IE 11 is not supported. For an optimal experience visit our site on another browser.

Trump pardons father-and-son ranchers who set fires on federal lands

The president's granting of clemency sends a message about federal overreach on Western lands.
Dwight Hammond Jr.
Rancher Dwight Hammond Jr. greets supporters outside his Burns, Oregon, home on Jan. 2, 2016.Les Zaitz / AP file

President Donald Trump on Tuesday pardoned father-and-son ranchers from eastern Oregon who were convicted of setting fires on federal lands.
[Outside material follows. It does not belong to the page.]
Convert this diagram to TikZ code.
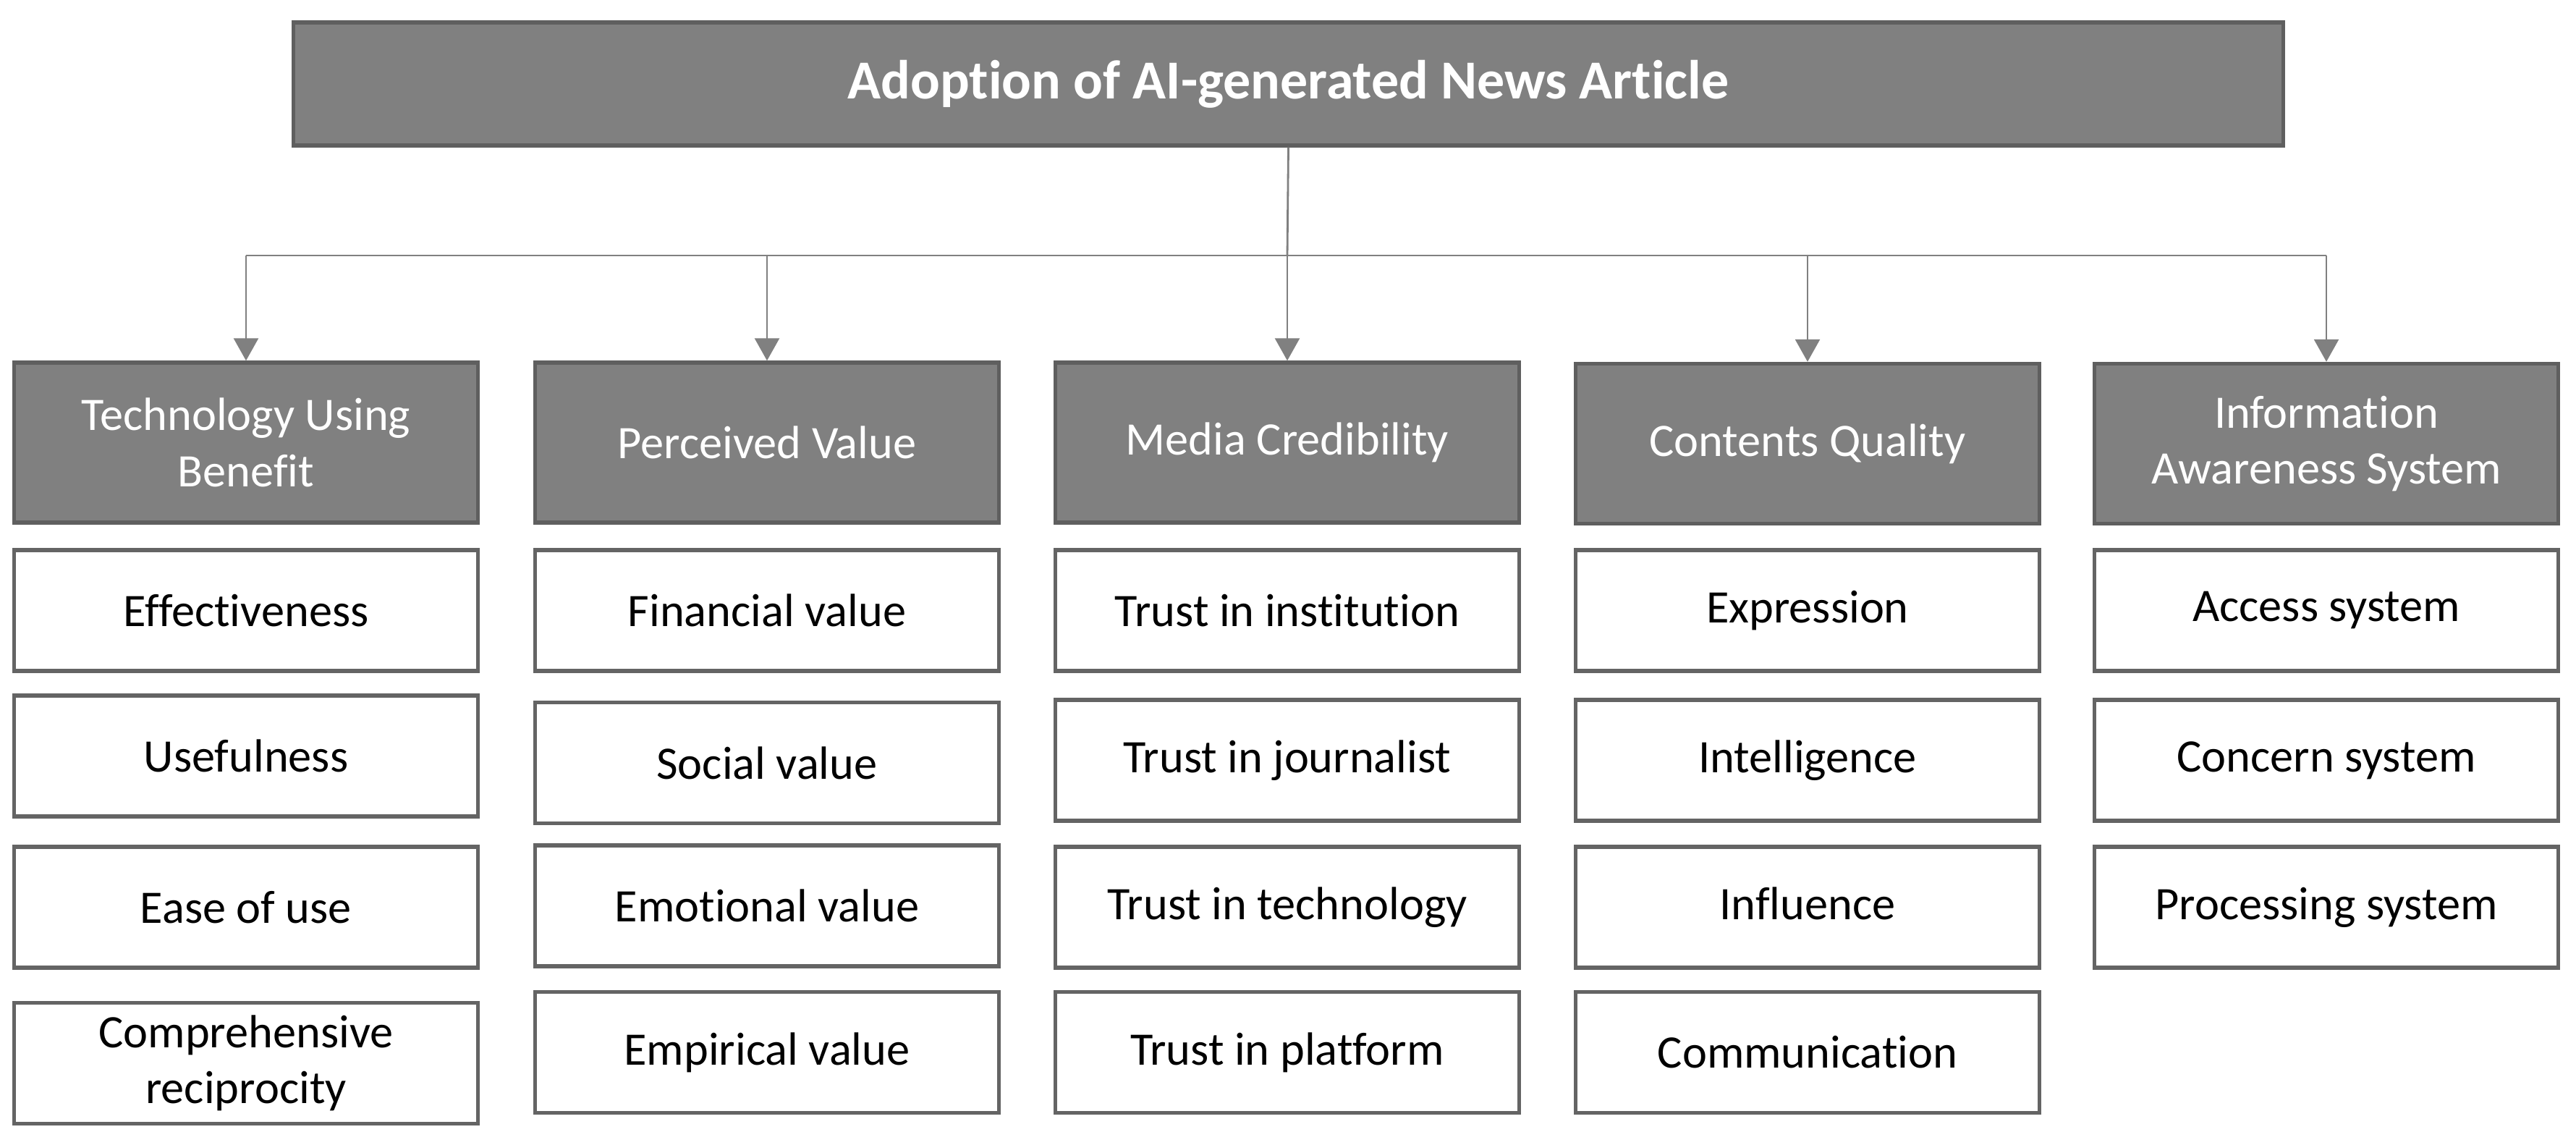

Dwight Hammond Jr., 76, and Steven Hammond, 49, were convicted of setting a fire in 2001 that consumed 139 acres of federal land, according to the Justice Department, which said the blaze covered up evidence of their illegal deer hunting. Steven Hammond later set a second fire in 2006; they were prosecuted for both fires in a 2012 jury trial.

The pair were in prison in California. Lyle Hammond, Dwight Hammond’s son, said Tuesday that both had been freed, according to the Associated Press. Online federal court records did not immediately show they were released. A person who answered the phone at the correctional institution would not confirm they had been released.

During their trial, the Hammonds argued that the mandatory minimum five-year sentences were unconstitutional. The judge agreed, and they were sentenced to three months for the elder Hammond and a year for his son. They completed their sentences and were released, but the Justice Department appealed their reduced sentencing.

In late 2015, a second judge ordered the father and son back to prison to serve out the full five-year sentences, with credit for time already served. That second imprisonment spurred outrage in their community, which argued they had already served their time.

"This was unjust," the White House said in a statement from the press secretary, calling the appeal "overzealous" and the evidence used to convict them "conflicting."

The elder Hammond has served already approximately three years, according to the White House, while Steven Hammond has served approximately four years in prison to date.

Image: A sign shows support for the Hammonds on Jan. 5, 2016, in Burns, Oregon
A sign shows support for the Hammonds on Jan. 5, 2016, in Burns, Oregon.Rick Bowmer / AP file

"Justice is overdue for Dwight and Steven Hammond, both of whom are entirely deserving of these Grants of Executive Clemency," the White House statement said in a statement.

Some ranchers have protested federal ownership and control of lands in the West as federal overreach, and Trump's pardon is a sympathetic nod to those who share that view.

Their second imprisonment sparked a protest in Burns, Oregon, and later an armed occupation of the Malheur National Wildlife Refuge led by brothers Ammon and Ryan Bundy, sons of Cliven Bundy, the ranching family that disputes federal ownership of land their cattle grazes on.

When the Bundy family refused to pay the $1 million in unpaid grazing lease fees and fines in 2014, federal authorities intervened and sparking a weekslong armed occupation there.

The Hammonds said they did not ask the Bundys for help, but the Hammond's case was seized upon as a sign of federal overreach. Ryan Bundy said in a 2016 interview with NBC News that the Hammond family's case was "an example of the terrorism that the federal government is placing upon the people."

Former federal prosecutor Dwight Holton, the U.S. attorney who wrote the indictment against both men, told NBC affiliate KGW of Portland Tuesday that "the Hammonds were serial arsonists who stole from US taxpayers for years."

"They resisted all efforts to get them to knock off their pillaging of public lands, and were ultimately found guilty of serious felonies," he said. "That and that alone finally put a stop to their crimes."

"The President's use of the pardon power as a political tool is dangerous in the extreme," Holton told the station. "It's the kind of thing tin-pot dictators do, not American presidents. It's a bad day for Justice."

The Hammond family said in a statement that they are grateful to Trump, and they agree with the president’s characterization that the government’s appeal was "overzealous." The family said it has already spent $400,000 related to civil damages in the matter, in addition to the prison time.